James E. Mattson | 03/13/2017
Why would you change something when it’s all you know?
I came across this quote awhile back: “Of what is significant in one’s own existence one is hardly aware … . What does a fish know about the water in which he swims all his life?” Not knowing the answer to that deep question, I downloaded Out of My Later Years: The Scientist, Philosopher, and Man Portrayed Through His Own Words, by Albert Einstein, Kindle edition. At $1.99, wisdom at a bargain-basement price.
Apart from the somewhat jarring switch from first person in the book’s title to third person in the subtitle, I immediately sensed a bond between Al and me: “Through his own words” is similar to the former title of this column—“In my own words”—and what I’m writing these days also comes “out of my later years,” for now at least.

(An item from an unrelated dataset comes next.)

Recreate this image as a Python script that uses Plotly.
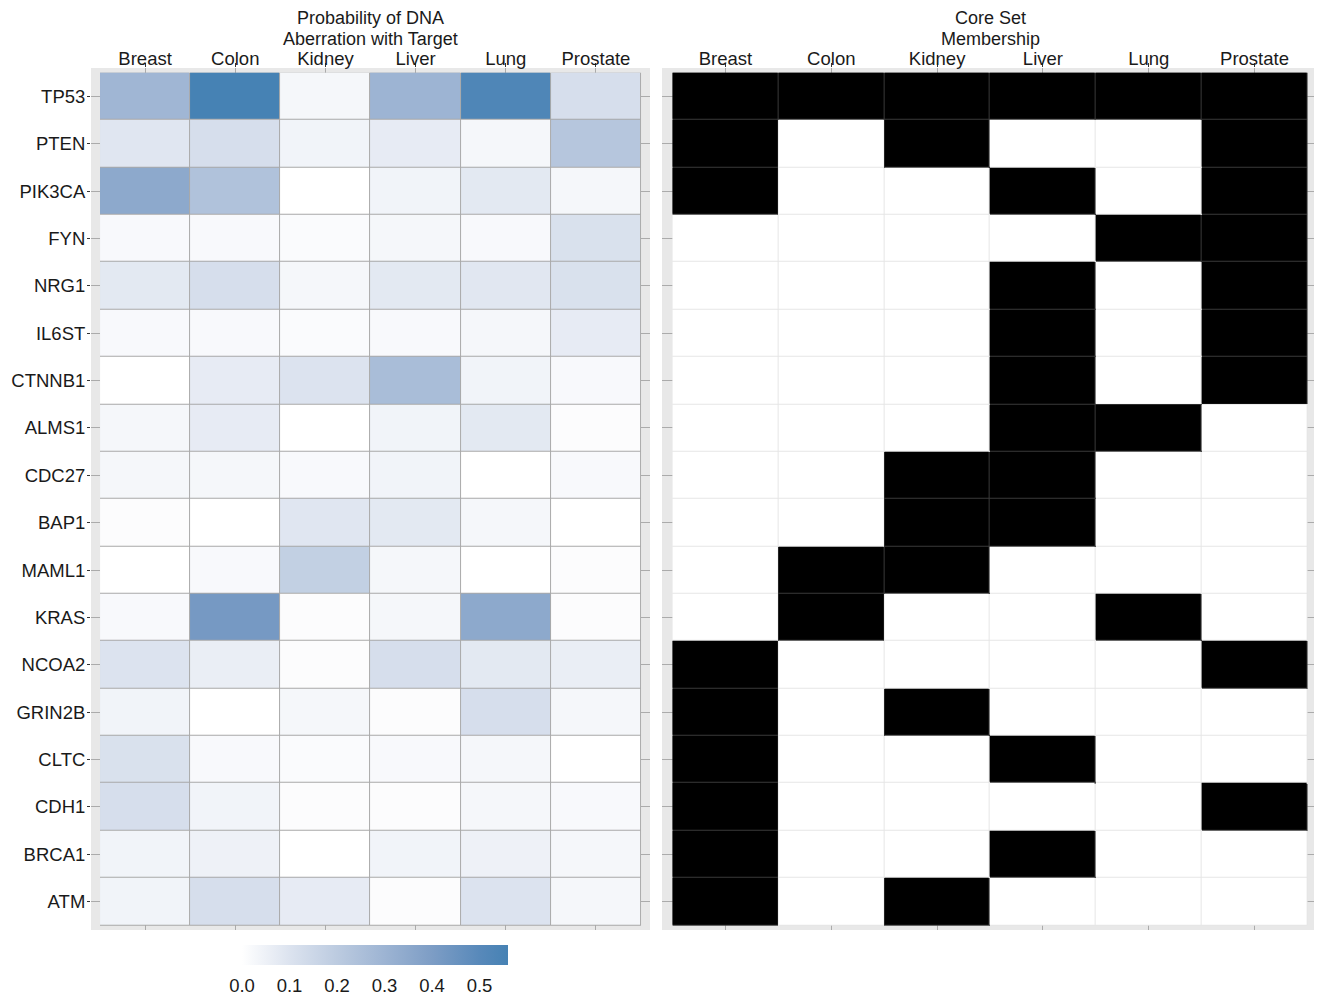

Let’s do a thought experiment. If I read and embrace the thoughts of Albert Einstein, I’m thinking like a genius, right? And if I’m thinking like a genius, doesn’t that make me a genius? You follow? Good. Get in line—behind me. If you want to be a thought leader, find your own followers.
Back to the question: “What does a fish know about the water in which he swims all his life?”
We recently moved to Arkansas, located in the Upper South of the United States. Realizing it’s warmer down here than in the Upper Midwest—Minnesota and Wisconsin, specifically—relatives from those parts recently came to visit. Well, we told a few friends about the upcoming get-together and, after the relatives came and went, one of our Arkansan friends apologized effusively for not bringing over some food to share with our kin, but we responded: “No problem. We’re from up north, where people don’t do that. Up there, you’re responsible for feeding your own company. We don’t know any better.”
To our friend, bringing food over to feed someone else’s company is normal. It’s the water she’s been swimming in all her life. But to us, for whom the rule has always been, “You invite the company, you deal with the consequences,” our friend’s Southern hospitality code was totally new. We’ve been swimming in different water.
What does this have to do with the Honor Society of Nursing, Sigma Theta Tau International? On 17-19 March, STTI is sponsoring the Creating Healthy Work Environments conference, and “environments” is another word for the water we swim in. To highlight some of the topics that will be addressed at the conference, we’ve published a series of articles in Reflections on Nursing Leadership titled “Nursing, heal thyself!” that focuses on incivility, bullying, lateral violence, and confrontational communication.
All seven articles relate in some way to the water we swim in. One that speaks directly to the idea of “normal” is the article by Lois Marshall. Looking back on 27 years in nursing, she tells newcomers to the profession that although “we live in a time when incivility is often portrayed as the ‘norm,’ acceptable in some situations or a given in our fast-paced technological world, I am here to tell you that neither is true.” I hope you take the time to read every article in the series.
Lateral violence, a nursing epidemic?
There are tools available to prevent it.
By Sara Germann and Shannon Moore
Incivility is not normal, and it’s certainly not acceptable
Doing what’s right is not always easy, but it’s always necessary.
By Lois Marshall
When bullies rule
Rules for spotting and addressing workplace bullying.
By Laura Dzurec
The ‘R factor’ in nursing
R is for relationships, RA for its evil twin.
By Cheryl Dellasega and Jared Dougherty
When confrontation is needed
How to prepare for those difficult conversations.
By Miranda Cassity
What can a committee do to create a respectful and trusting workplace?
A lot. The numbers are in, and this Canadian program is working.
By Joanne Olson and Joanne Profetto-McGrath
The path to organizational civility is marked PFOC
It leads to a healthy workplace!
By Cynthia Clark
Why would you change something when it’s all you know? Good question, but we’re not fish. We have the capacity to lift our heads above the water we swim in, look around, and make a decision to change our predatory environment, to reject bullying and incivility, and embrace a different way. In my previous column titled “The power of decision,” I wrote, “Even routine decisions have lasting effect, but then there are those that, as described in Robert Frost’s “The Road Not Taken,” make all the difference—if not in the world at large, in the lives of individual people.” The upcoming Creating Healthy Work Environments conference takes a significant step in doing just that.
“It’s all I’ve ever known” is very similar to the ubiquitous “It’s how we’ve always done it.” Both observations reflect lack of exposure—or lack of desire—for something better. I hope these articles “whet/wet” your appetite for what could be in your workplace, in our society, in our world.
James E. Mattson is editor of Reflections on Nursing Leadership.